The Cosmic Wheel Sisterhood begins with a series of life-altering choices. The first is made by protagonist Fortuna, a witch 200 years into a 1000-year exile from her coven, who must decide whether to summon Abramar — an all-powerful being known as a behemoth. She does, and Abramar strikes a deal with Fortuna to give her a new deck to replace the tarot set her coven leader destroyed at the beginning of Fortuna’s exile. Fortuna’s acceptance of this deal makes her a criminal of the highest degree as colluding with behemoths is forbidden.

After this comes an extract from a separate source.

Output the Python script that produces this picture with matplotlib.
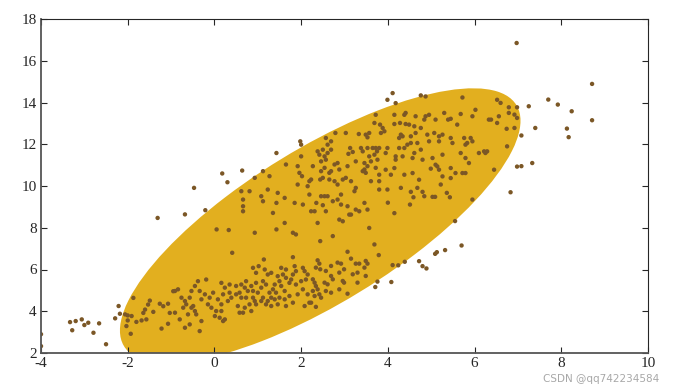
import numpy as np
import matplotlib.pyplot as plt
from matplotlib.patches import Ellipse

plt.rcParams['font.family'] = ['Liberation Serif', 'DejaVu Serif']
plt.rcParams['axes.unicode_minus'] = False

# lower band of points
lower_pts = [
    (-2.06, 3.85), (-2.00, 3.80), (-1.91, 3.77), (-2.00, 3.56), (-2.03, 3.29), (-1.93, 2.92),
    (-1.87, 4.64), (-1.80, 3.49), (-1.68, 3.56), (-1.57, 3.61), (-1.64, 3.92), (-1.60, 4.08),
    (-1.53, 4.32), (-1.49, 4.51), (-1.41, 3.97), (-1.26, 4.36), (-1.18, 4.24), (-1.07, 4.36),
    (-1.03, 3.92), (-1.07, 3.40), (-1.22, 3.17), (-0.95, 4.96),
    (0.41, 6.80), (1.14, 6.48), (1.81, 6.59),
    (0.89, 6.08), (1.02, 6.16), (1.16, 6.00), (0.96, 5.84), (1.23, 5.76), (1.31, 5.84),
    (1.54, 6.08), (1.65, 6.00), (1.85, 6.16), (1.88, 5.92), (2.04, 6.08), (2.15, 5.76),
    (2.11, 5.52), (1.46, 5.68), (1.58, 5.76), (1.50, 5.44), (1.39, 5.28), (1.35, 5.05),
    (1.27, 4.89), (1.42, 4.89), (1.54, 5.21), (1.62, 4.97), (1.73, 5.36), (1.77, 5.52),
    (1.88, 5.28), (2.00, 5.44), (2.04, 5.05), (1.92, 4.81), (1.73, 4.73), (1.81, 4.41),
    (1.65, 4.25), (2.15, 4.81), (2.19, 4.41), (2.08, 4.25),
    (0.73, 5.44), (0.85, 5.21), (0.96, 5.36), (1.08, 5.13), (1.12, 5.44), (1.19, 5.28),
    (1.00, 4.89), (1.12, 4.65), (1.08, 4.49), (1.23, 4.49), (0.89, 4.65), (0.81, 4.33),
    (0.85, 4.01), (0.70, 4.17), (0.62, 4.65), (0.58, 4.89), (0.66, 3.93), (0.54, 4.25),
    (0.50, 4.81), (0.39, 4.65), (0.31, 4.49), (0.35, 4.89), (0.24, 5.13), (0.16, 5.36),
    (0.35, 5.28), (0.20, 4.81), (0.16, 4.33), (0.08, 4.57), (0.04, 4.01), (0.12, 3.69),
    (0.20, 3.53), (0.24, 3.61), (0.01, 3.77), (-0.07, 4.17), (-0.11, 4.65), (-0.03, 4.89),
    (-0.22, 4.81), (-0.30, 4.57), (-0.34, 4.97), (-0.38, 5.44), (-0.19, 5.52), (-0.45, 5.21),
    (-0.53, 4.97), (-0.57, 4.65), (-0.65, 4.33), (-0.68, 4.49), (-0.72, 4.17), (-0.53, 4.17),
    (-0.45, 4.01), (-0.42, 3.85), (-0.49, 4.25), (-0.61, 3.85), (-0.68, 3.21), (-0.57, 3.37),
    (-0.34, 3.05), (-0.30, 3.53), (-0.91, 4.97), (-0.84, 5.05), (-0.91, 3.93), (-0.76, 4.65),
    (-0.80, 3.61), (-0.15, 4.33), (0.16, 4.01), (0.58, 3.93), (0.73, 4.65), (0.93, 4.49),
    (0.96, 4.33), (1.31, 4.65), (1.39, 4.57), (1.50, 4.65), (1.62, 4.57), (1.19, 4.33),
    (1.31, 4.25), (1.46, 4.33), (0.77, 4.97), (0.89, 4.97), (0.50, 5.21), (0.62, 5.28),
    (0.70, 5.13), (1.65, 5.60), (1.81, 5.76), (2.08, 5.92),
    (3.07, 6.85), (3.79, 6.69), (3.15, 6.52), (2.84, 6.33), (2.92, 6.28), (3.26, 6.28),
    (3.34, 6.28), (3.49, 6.41), (3.53, 6.28), (3.46, 6.09), (2.38, 6.44), (2.42, 6.28),
    (2.44, 6.01), (2.34, 6.09), (2.57, 5.93), (2.69, 6.17), (2.99, 6.01), (2.88, 5.85),
    (3.19, 5.77), (3.30, 5.85), (3.49, 5.69), (3.30, 5.37), (2.69, 5.69), (2.73, 5.53),
    (2.61, 5.29), (2.96, 5.45), (2.99, 5.37), (2.54, 5.37), (2.27, 5.53), (2.31, 5.37),
    (2.34, 5.21), (2.38, 5.05), (2.27, 4.97), (2.42, 4.81), (2.31, 4.73), (2.46, 4.65),
    (2.23, 4.41), (2.34, 4.21), (2.88, 5.05), (3.07, 4.84), (2.69, 4.89), (2.57, 4.97),
]

# upper cloud of points
upper_pts = [
    (0.05, 7.92), (0.33, 7.89), (2.44, 7.36), (3.69, 7.20), (4.00, 9.20), (4.15, 8.70),
    (2.57, 12.30), (2.61, 11.98), (2.69, 12.14), (2.79, 12.54), (3.03, 12.54), (3.33, 12.49),
    (3.49, 12.46), (3.53, 12.33), (3.57, 12.54), (2.38, 11.66), (2.42, 11.50), (2.50, 11.74),
    (2.54, 11.42), (2.57, 11.26), (2.46, 11.18), (2.61, 11.58), (2.69, 11.74), (3.13, 11.82),
    (3.19, 11.63), (3.09, 11.54), (3.38, 11.82), (3.42, 11.66), (3.53, 11.82), (3.57, 11.42),
    (3.76, 11.26), (3.61, 11.18), (3.46, 11.10), (3.26, 11.18), (3.07, 10.95), (2.84, 11.10),
    (2.77, 11.03), (2.88, 10.79), (2.69, 10.71), (2.65, 10.63), (2.54, 10.87), (2.46, 10.71),
    (2.50, 10.39), (2.44, 10.31), (2.27, 10.95), (2.00, 11.42), (1.92, 10.95), (1.96, 10.63),
    (2.02, 10.47), (1.65, 11.03), (1.27, 10.47), (1.12, 10.71), (0.93, 10.39), (0.62, 9.75),
    (0.81, 9.75), (1.08, 9.51), (1.23, 9.83), (1.46, 9.67), (1.62, 9.43), (1.43, 9.19),
    (1.12, 9.27), (0.66, 9.35), (0.66, 9.03), (0.66, 8.79), (1.35, 8.71), (1.62, 8.23),
    (1.43, 7.92), (0.93, 7.76), (1.81, 7.76), (1.88, 7.68), (2.19, 9.59), (2.23, 8.79),
    (2.35, 9.19), (2.31, 8.79), (2.46, 9.51), (2.54, 9.51), (2.61, 9.51), (2.50, 9.08),
    (2.57, 8.79), (2.77, 10.23), (2.84, 10.07), (2.65, 10.31), (2.96, 10.31), (3.03, 10.39),
    (3.15, 10.23), (3.26, 9.91), (3.23, 9.75), (2.92, 9.59), (2.84, 9.35), (2.73, 9.27),
    (2.92, 9.11), (3.07, 9.03), (3.11, 8.63), (3.15, 8.63), (3.34, 8.79), (3.26, 8.87),
    (3.46, 9.19), (3.53, 8.87), (2.88, 8.39), (2.96, 8.31), (3.57, 7.99), (2.38, 8.23),
    (2.73, 7.60), (2.19, 10.23), (2.23, 10.31), (2.15, 9.99), (1.92, 10.07), (3.46, 10.79),
    (3.49, 10.63), (3.42, 10.71), (3.53, 10.95), (3.61, 10.23), (3.72, 10.87), (3.80, 10.23),
    (3.80, 9.83), (2.04, 9.11), (1.85, 9.19),
    (4.76, 14.34), (4.87, 14.29), (5.72, 14.24), (6.52, 14.13), (6.56, 13.34), (6.75, 11.90),
    (6.45, 10.78), (6.02, 13.65), (5.95, 13.34), (5.68, 13.45), (5.45, 13.22), (5.39, 13.18),
    (5.30, 13.50), (5.60, 12.94), (5.10, 13.18), (4.95, 13.41), (4.87, 13.34), (4.64, 13.34),
    (4.41, 13.50), (4.38, 13.41), (4.15, 13.41), (3.72, 13.41), (3.69, 13.02), (3.82, 12.94),
    (3.88, 12.78), (3.84, 12.54), (3.92, 12.62), (4.15, 12.97), (4.28, 13.02), (4.41, 12.97),
    (4.49, 12.94), (4.61, 12.86), (4.76, 12.78), (4.84, 13.18), (6.33, 13.18), (6.38, 13.18),
    (6.52, 13.02), (4.30, 12.46), (4.34, 12.38), (4.26, 12.30), (4.53, 12.38), (4.64, 12.54),
    (4.91, 12.46), (5.07, 12.54), (5.26, 12.46), (5.18, 12.38), (5.45, 12.30), (5.76, 12.30),
    (5.91, 12.30), (5.83, 12.06), (5.79, 11.98), (5.95, 12.14), (4.53, 12.06), (4.45, 11.98),
    (4.68, 12.06), (4.95, 12.14), (5.18, 12.14), (5.49, 12.06), (3.65, 11.82), (3.72, 11.82),
    (3.80, 11.82), (3.75, 11.66), (3.69, 11.50), (3.99, 11.82), (3.95, 11.58), (4.26, 11.82),
    (4.38, 11.82), (4.34, 11.42), (4.18, 11.42), (4.18, 11.26), (4.61, 11.58), (4.76, 11.74),
    (4.57, 11.34), (4.80, 11.26), (5.03, 11.34), (5.26, 11.50), (5.10, 11.02), (5.14, 10.94),
    (5.18, 10.78), (4.99, 10.83), (5.45, 10.86), (5.56, 10.62), (5.72, 10.62), (5.79, 10.62),
    (5.68, 11.58), (5.79, 11.34), (5.87, 11.10), (6.10, 11.58), (6.22, 11.66), (6.25, 11.58),
    (6.29, 11.66), (4.15, 10.86), (3.95, 10.78), (3.80, 10.54), (4.07, 10.54), (4.38, 10.54),
    (4.57, 10.62), (4.72, 10.30), (5.26, 10.46), (5.45, 10.38), (3.99, 9.83), (4.30, 9.91),
    (5.22, 10.07), (4.68, 9.91),
    (6.60, 13.98), (6.79, 13.77), (6.98, 13.77), (6.79, 13.50), (6.92, 13.42), (6.98, 13.26),
    (6.74, 12.74), (6.92, 12.78),
    (5.95, 9.35), (4.53, 9.72), (4.80, 9.72), (4.84, 9.51), (5.03, 9.48), (5.09, 9.48),
    (5.36, 9.67), (5.43, 9.46), (4.59, 9.46), (4.51, 9.11),
]

# points lying outside the ellipse
outer_pts = [
    (-4.00, 2.90), (-4.00, 2.33), (-3.33, 3.48), (-3.28, 3.09), (-3.20, 3.53), (-3.06, 3.61),
    (-3.00, 3.34), (-2.91, 3.45), (-2.79, 2.97), (-2.66, 3.42), (-2.50, 2.42), (-2.29, 3.66),
    (-2.21, 4.25), (-2.18, 3.88),
    (-1.31, 8.47), (-0.68, 8.64), (-0.47, 9.91), (-0.21, 8.84), (0.18, 10.60), (0.30, 10.18),
    (0.64, 10.74), (1.43, 11.58), (1.98, 12.14), (2.00, 11.98),
    (3.99, 14.13), (4.11, 14.45), (4.18, 13.97),
    (6.97, 16.85), (8.71, 14.89), (7.70, 14.14), (7.92, 13.90), (8.24, 13.58), (7.25, 13.82),
    (8.71, 13.15), (7.40, 12.78), (8.13, 12.75), (8.17, 12.34), (7.08, 12.42),
    (6.98, 10.93), (7.08, 10.95), (7.33, 11.10), (6.83, 9.70),
    (5.70, 7.15), (5.32, 6.93), (5.13, 6.83), (5.09, 6.75), (5.55, 8.32), (4.72, 6.40),
    (4.80, 6.16), (4.89, 6.05), (4.39, 6.37), (4.08, 5.40), (3.71, 5.16), (3.76, 5.42),
    (4.11, 6.21), (4.24, 6.20),
]

ellipse_center = (2.44, 8.1)
ellipse_cov = [[21.34, 23.2], [23.2, 43.3]]

x_ticks = [-4, -2, 0, 2, 4, 6, 8, 10]
y_ticks = [2, 4, 6, 8, 10, 12, 14, 16, 18]

fig = plt.figure(figsize=(6.78, 3.85), dpi=100)
ax = fig.add_axes([41 / 678, 1 - 353 / 385, 607 / 678, 334 / 385])

vals, vecs = np.linalg.eigh(np.array(ellipse_cov))
angle = np.degrees(np.arctan2(vecs[1, 1], vecs[0, 1]))
ax.add_patch(Ellipse(ellipse_center, 2 * np.sqrt(vals[1]), 2 * np.sqrt(vals[0]),
                     angle=angle, facecolor='#E2AF1F', edgecolor='none', zorder=1))

pts = np.array(lower_pts + upper_pts + outer_pts)
ax.scatter(pts[:, 0], pts[:, 1], s=10, color='#7B5726', edgecolors='none', zorder=2)

ax.set_xlim(-4, 10)
ax.set_ylim(2, 18)
ax.set_xticks(x_ticks)
ax.set_yticks(y_ticks)
ax.tick_params(direction='in', top=True, right=True, length=4, width=0.8,
               labelsize=11, colors='#262626', pad=3)
for s in ax.spines.values():
    s.set_color('#262626')
    s.set_linewidth(0.8)
for s in ('left', 'bottom'):
    ax.spines[s].set_color('#555555')
    ax.spines[s].set_linewidth(1.3)

# watermark, kept just below the tick labels
fig.text(0.973, 0.003, 'CSDN @qq742234584', ha='right', va='bottom',
         color='#a8a8a8', fontsize=7.5, family='DejaVu Sans')

fig.savefig('out.png', dpi=100)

The next major choice falls on the player. To seal the pact with Abramar, Fortuna must sacrifice something of immense value. The player chooses to give up either Fortuna’s immortality, her coven, or the life of the person she loves most. Once that choice is made Fortuna’s fate is sealed, as is the player’s. At the end of Cosmic Wheel’s roughly eight-hour narrative, Abramar will collect his price.

In its opening hour, Cosmic Wheel deftly establishes its stance on the central themes of fate versus free will. The player and Fortuna have chosen their paths, but now their future is determined and there is nothing that can be done. Whatever happens next will only bring the inevitable end closer to fruition.

The game’s central mechanic, Fortuna’s new deck of fortune-telling cards, continuously beats this theme into the player. Due to some witch bureaucracy, Fortuna is granted the right to have visitors. From this point on, other witches (including old faces from Fortuna’s past) will come seeking advice in the form of readings.

Every card is unique to the player who crafted it in The Cosmic Wheel Sisterhood.

Devolver Digital

Readings consist of pulling a card from your deck and using it to read into the past, present, or future concerning the question posed by the visitor. But fortune-telling is not a precise art, and Fortuna is given room to interpret the cards. As such, when you pull a card, Cosmic Wheel gives you multiple dialogue options. Narratively, the player needs to be wary of what interpretation they choose to speak into existence, as Fortuna’s card reading will lock the future into place, just as Fortuna and the player are locked into their fate. It gives every reading a weight and responsibility that the player must consider.

This duty is even heavier on the player considering the deck used for readings is unique for every playthrough. This new deck does not fall into the traditional major and minor arcana of a normal tarot deck, rather Abramar lets Fortuna craft her own cards to bring about even stronger power. Crafting each card requires players to choose three components, each with their own meanings, and place them on a card to form the deck. This makes every deck unique to the player who created it. This also means that the readings possible from that deck, and their consequences, are the responsibility of the player.

The Cosmic Wheel Sisterhood’s blending of deck-building, visual novel narrative, and player choice makes it a unique indie unlike anything else.

The Cosmic Wheel Sisterhood is currently available on Nintendo Switch and PC.